Seed companies are engaging in a high-stakes effort to develop new clubroot-resistant seeds in order to protect Canada's $21 billion canola oil industry.
Fifteen years since the emergence of clubroot disease in Canada, seed producers and farmers are still struggling to combat the disease in canola.
It almost becomes like a cancer inside of the plant. It’s really, really difficult to ever get rid of it completely.- Stephen Strelkov, University of Alberta
Clubroot is a soil-borne pathogen that forms in the roots of canola. The oil (which is known both as canola and rapeseed oil) quality of infected plants is not affected by the presence of clubroot, but the yield is up to 50 percent lower and the disease does eventually kill the plant.
“It almost becomes like a cancer inside of the plant,” Stephen Strelkov, a professor of agriculture at the University of Alberta, said at a recent lecture on the topic. “It’s really, really difficult to ever get rid of it completely.”
Not only is the disease hard to destroy, but it also lingers in the field for at least 15 years, according to Strelkov. Other scientists have said this figure may be closer to 20 years.
As a result of this, Monsanto, DowDuPont and Bayer AG are all engaging in a high-stakes effort to develop new clubroot-resistant seeds in order to protect Canada’s $21 billion canola oil industry. According to the United States Department of Agriculture, canola oil is the third most produced vegetable oil.

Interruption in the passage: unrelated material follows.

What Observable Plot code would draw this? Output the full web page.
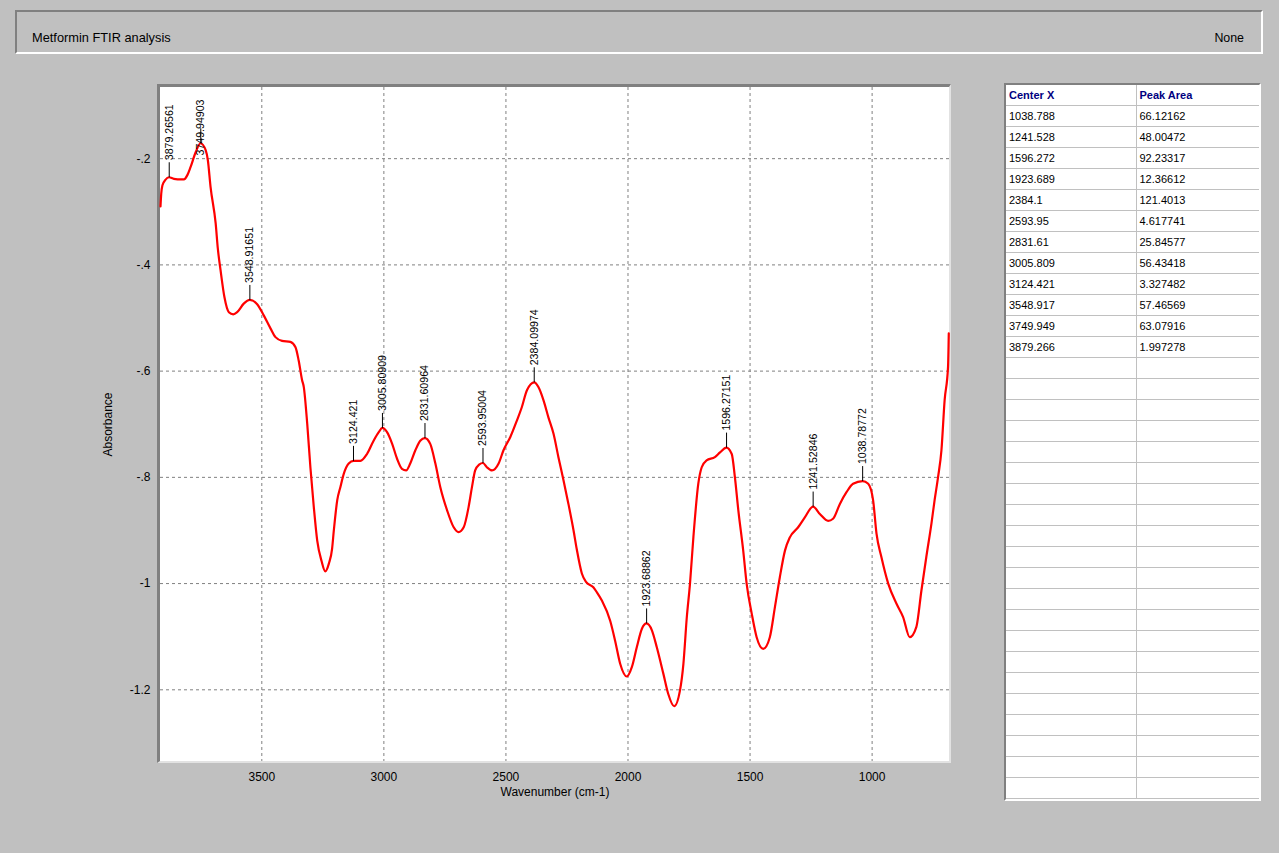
<!DOCTYPE html>
<html>
<head>
<meta charset="utf-8">
<script src="https://cdn.jsdelivr.net/npm/d3@7"></script>
<script src="https://cdn.jsdelivr.net/npm/@observablehq/plot@0.6"></script>
<style>
html, body { margin:0; padding:0; background:#c0c0c0; width:1279px; height:853px; overflow:hidden;
  font-family:"Liberation Sans", Arial, sans-serif; color:#000; }
#header { position:absolute; left:15px; top:10px; width:1248px; height:44px; box-sizing:border-box;
  border-top:2px solid #808080; border-left:2px solid #808080; border-bottom:2px solid #fff; border-right:2px solid #fff; }
#title, #none { position:absolute; top:20px; font-size:12.8px; line-height:12px; color:#000; white-space:nowrap; }
#title { left:15px; }
#none { right:17px; font-size:12.4px; }
#frame { position:absolute; left:157px; top:84px; width:794px; height:679px; box-sizing:border-box; background:#fff;
  border-top:3px solid #808080; border-left:3px solid #808080; border-right:2px solid #e2e2e2; border-bottom:2px solid #e2e2e2; }
#chart { position:absolute; left:0; top:0; }
#tablebox { position:absolute; left:1004px; top:83px; width:257px; height:718px; box-sizing:border-box; background:#fff;
  border-top:2px solid #808080; border-left:2px solid #808080; border-right:2px solid #fff; border-bottom:2px solid #fff; overflow:hidden; }
#peaktable { border-collapse:collapse; table-layout:fixed; width:253px; }
#peaktable td { height:20px; border:1px solid #c0c0c0; padding:0 0 0 3px; font-size:11px; line-height:12px; white-space:nowrap; overflow:hidden; }
#peaktable tr:first-child td { border-top:none; }
#peaktable td:first-child { border-left:none; }
#peaktable td.head { color:#000080; font-weight:bold; }
</style>
</head>
<body>
<div id="header"><span id="title"></span><span id="none"></span></div>
<div id="frame"></div>
<div id="chart"></div>
<div id="tablebox"><table id="peaktable"><colgroup><col style="width:130px"><col style="width:123px"></colgroup><tbody></tbody></table></div>
<script>
// ---- texts ----
const chartTitle = "Metformin FTIR analysis";
const cornerText = "None";
const xLabel = "Wavenumber (cm-1)";
const yLabel = "Absorbance";
const tableHeads = ["Center X", "Peak Area"];

// ---- axis ticks ----
const xTicks = [3500, 3000, 2500, 2000, 1500, 1000];
const yTicks = [-0.2, -0.4, -0.6, -0.8, -1, -1.2];

// ---- spectrum ----
const wavenumber = [3915,3912,3907,3895,3880,3860,3830,3819,3805,3792,3771,3751,3730,3721,3710,3689,3680,3669,3653,3635,3617,3601,3574,3549,3519,3492,3464,3444,3417,3383,3362,3349,3335,3328,3314,3301,3287,3273,3255,3240,3225,3212,3205,3191,3178,3164,3144,3124,3096,3069,3042,3021,3006,2987,2966,2946,2926,2909,2892,2871,2851,2832,2810,2789,2769,2741,2714,2694,2673,2653,2639,2626,2610,2594,2578,2557,2530,2510,2482,2455,2435,2414,2384,2367,2346,2326,2305,2285,2264,2244,2223,2210,2189,2172,2142,2128,2107,2073,2053,2032,2005,1984,1964,1943,1924,1902,1882,1855,1835,1811,1787,1773,1759,1746,1732,1712,1698,1678,1644,1623,1597,1575,1562,1548,1528,1514,1493,1473,1446,1419,1398,1378,1357,1337,1303,1275,1242,1214,1180,1160,1132,1105,1078,1039,1016,996,982,962,934,900,873,846,819,798,778,757,744,730,716,703,689,686];
const absorbance = [-0.290,-0.266,-0.250,-0.240,-0.235,-0.238,-0.239,-0.239,-0.231,-0.216,-0.188,-0.171,-0.184,-0.203,-0.253,-0.322,-0.370,-0.410,-0.461,-0.489,-0.493,-0.489,-0.473,-0.466,-0.474,-0.495,-0.520,-0.536,-0.543,-0.545,-0.555,-0.580,-0.617,-0.630,-0.699,-0.781,-0.856,-0.919,-0.958,-0.977,-0.962,-0.934,-0.900,-0.843,-0.818,-0.793,-0.774,-0.769,-0.769,-0.756,-0.731,-0.715,-0.707,-0.715,-0.737,-0.765,-0.784,-0.787,-0.774,-0.749,-0.731,-0.726,-0.737,-0.774,-0.818,-0.862,-0.894,-0.903,-0.894,-0.856,-0.818,-0.787,-0.776,-0.773,-0.781,-0.787,-0.774,-0.749,-0.724,-0.693,-0.668,-0.636,-0.621,-0.630,-0.655,-0.687,-0.718,-0.762,-0.806,-0.850,-0.900,-0.935,-0.981,-0.997,-1.007,-1.016,-1.032,-1.070,-1.107,-1.151,-1.175,-1.157,-1.120,-1.085,-1.075,-1.088,-1.120,-1.170,-1.208,-1.231,-1.201,-1.151,-1.063,-1.000,-0.912,-0.812,-0.781,-0.768,-0.762,-0.753,-0.744,-0.756,-0.800,-0.862,-0.938,-1.000,-1.057,-1.101,-1.123,-1.101,-1.044,-0.988,-0.938,-0.913,-0.894,-0.875,-0.855,-0.869,-0.882,-0.878,-0.850,-0.828,-0.812,-0.807,-0.812,-0.843,-0.906,-0.950,-1.000,-1.038,-1.063,-1.101,-1.082,-1.013,-0.950,-0.887,-0.843,-0.800,-0.749,-0.655,-0.592,-0.529];

// ---- peak annotations ----
const peakLabels = ["3879.26561","3749.94903","3548.91651","3124.421","3005.80909","2831.60964","2593.95004","2384.09974","1923.68862","1596.27151","1241.52846","1038.78772"];
const peakAbsorbance = [-0.235,-0.171,-0.466,-0.769,-0.707,-0.726,-0.773,-0.621,-1.075,-0.744,-0.855,-0.807];

// ---- table ----
const centerX = ["1038.788","1241.528","1596.272","1923.689","2384.1","2593.95","2831.61","3005.809","3124.421","3548.917","3749.949","3879.266"];
const peakArea = ["66.12162","48.00472","92.23317","12.36612","121.4013","4.617741","25.84577","56.43418","3.327482","57.46569","63.07916","1.997278"];
const tableRowCount = 33;

document.getElementById("title").textContent = chartTitle;
document.getElementById("none").textContent = cornerText;

const spectrum = wavenumber.map((w, i) => ({wn: w, abs: absorbance[i]}));
const peaks = peakLabels.map((t, i) => ({label: t, wn: +t, abs: peakAbsorbance[i]}));
const labelCeiling = -0.226; // keep labels inside the frame

const tickUp = {draw(context) { context.moveTo(0, 0); context.lineTo(0, -15); }};
const yFmt = d => String(d).replace("0.", ".");

const chart = Plot.plot({
  width: 1000,
  height: 853,
  marginLeft: 160,
  marginRight: 51,
  marginTop: 87,
  marginBottom: 92,
  style: {background: "transparent", fontFamily: "'Liberation Sans', Arial, sans-serif", fontSize: "12px", color: "#000", overflow: "visible"},
  x: {domain: [3915, 683], ticks: xTicks, tickFormat: d => String(d), tickSize: 0, tickPadding: 11, label: null},
  y: {domain: [-1.335, -0.066], ticks: yTicks, tickFormat: yFmt, tickSize: 0, tickPadding: 10, label: null},
  marks: [
    Plot.ruleX(xTicks, {stroke: "#808080", strokeOpacity: 1, strokeDasharray: "3,3"}),
    Plot.ruleY(yTicks, {stroke: "#808080", strokeOpacity: 1, strokeDasharray: "3,3"}),
    Plot.line(spectrum, {x: "wn", y: "abs", stroke: "#ff0000", strokeWidth: 2.2, curve: "monotone-x"}),
    Plot.dot(peaks, {x: "wn", y: "abs", symbol: tickUp, stroke: "#000", fill: "none", strokeWidth: 1}),
    Plot.text(peaks, {x: "wn", y: d => Math.min(d.abs, labelCeiling), text: "label", rotate: -90, textAnchor: "start", dy: -17, fontSize: 10.6, fill: "#000"}),
    Plot.text([xLabel], {frameAnchor: "bottom", text: d => d, dy: 34, fontSize: 12, fill: "#000"}),
    Plot.text([yLabel], {frameAnchor: "left", text: d => d, dx: -52, rotate: -90, textAnchor: "middle", fontSize: 12, fill: "#000"})
  ]
});
document.getElementById("chart").appendChild(chart);

// table
const tbody = document.querySelector("#peaktable tbody");
const addRow = (cells, cls) => {
  const tr = document.createElement("tr");
  cells.forEach(c => { const td = document.createElement("td"); td.textContent = c; if (cls) td.className = cls; tr.appendChild(td); });
  tbody.appendChild(tr);
};
addRow(tableHeads, "head");
for (let i = 0; i < tableRowCount; i++) {
  addRow(i < centerX.length ? [centerX[i], peakArea[i]] : ["", ""]);
}
</script>
</body>
</html>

“I think that genetic resistance, whether engineered or done by traditional means, is, in general, the best strategy for sustainable disease resistance,” said Lynn Epstein, a professor of plant pathology at the University of California at Davis. “Whether it will work or not depends, most importantly, on exactly what gene is used.”
DowDuPont, which has one of the largest market shares in clubroot resistant canola seeds in Canada, has released a new seed this year. These new clubroot-resistant seeds will be used in the most heavily affected areas in order to prevent long-term damage to traditionally productive fields.
“If you don’t have resistance, you can’t grow canola at all in some areas,” Igor Falak, a senior researcher at a regional unit of DowDuPont said in a recent interview. Companies, such as DuPont, realize how important it is to get ahead of the clubroot problem before it becomes even worse.
“Companies are very mindful of it because the consequences are huge,” David Dzisiak, the North America commercial leader in grains and oils, told Reuters. “If farmers can’t grow their most profitable crop, we can’t sell it.”
Meanwhile, at Monsanto scientists are working on crossbreeding canola plants with close relatives, including rutabaga, cabbage and turnips. All of these plants have a natural resistance to the disease.
In Manitoba, one of the three Canadian provinces that have been hit the hardest by clubroot, Monsanto scientists have successfully bred a hybrid canola-rutabaga plant. These scientists hope that this new hybrid could be a solution.
“The first generations of a canola-by-rutabaga cross will look pretty wild,” Jed Christianson, one of Monsanto’s scientists working on the breeding project, told Reuters. This is not the first time Monsanto has used genetic engineering to try and curb the disease. The company released its first clubroot-resistant canola seeds in 2009. However, by 2012 the disease had adapted and was found infecting plants grown from the supposedly resistant seeds as well.
“That’s a very short period of time,” Christianson said. “It was a bit alarming.”
Strelkov has long called genetic engineering the most effective clubroot management tool but is concerned after seeing the disease evolve so quickly.
“This was a cause for concern,” he said. “The emergence of new pathotypes has made clubroot management more difficult.”
Others argue that farmers cannot solely rely on canola and must be more proactive in rotating crops in order to keep the disease at bay. In Alberta, another province heavily affected by the disease, some counties have banned canola from being planted in infected fields for the next three years.
“If we aren’t putting in restrictions, they’ll keep planting canola and putting everyone else at risk,” Aaron Van Beers, the agriculture foreman for Leduc County, which is located in Alberta, told Reuters.
According to research, 90 to 95 percent of clubroot spores are not viable after two years. However, canola farmers in Alberta have learned that the last five to 10 percent of viable spores are still enough to wreak havoc.
Dan Orchard, an agronomy specialist in Alberta for the Canola Council of Canada, said farmers should wait four years after each canola crop before they plant it again.
“The two-year canola rotation has been working for years on the prairies,” he said at a recent event for canola producers, “But not when it comes to clubroot. It needs that extra break.”
However, for many farmers, this is a difficult financial decision. Canola sells for double or triple the price of other crops. Some blame the rapid spread of the disease on canola farmers, themselves, who have been rapidly expanding the amount of space used to grow the lucrative crop.
“We don’t really want to back off,” said Bill Craddock, a Manitoba canola farmer. “There’s just more money in canola.”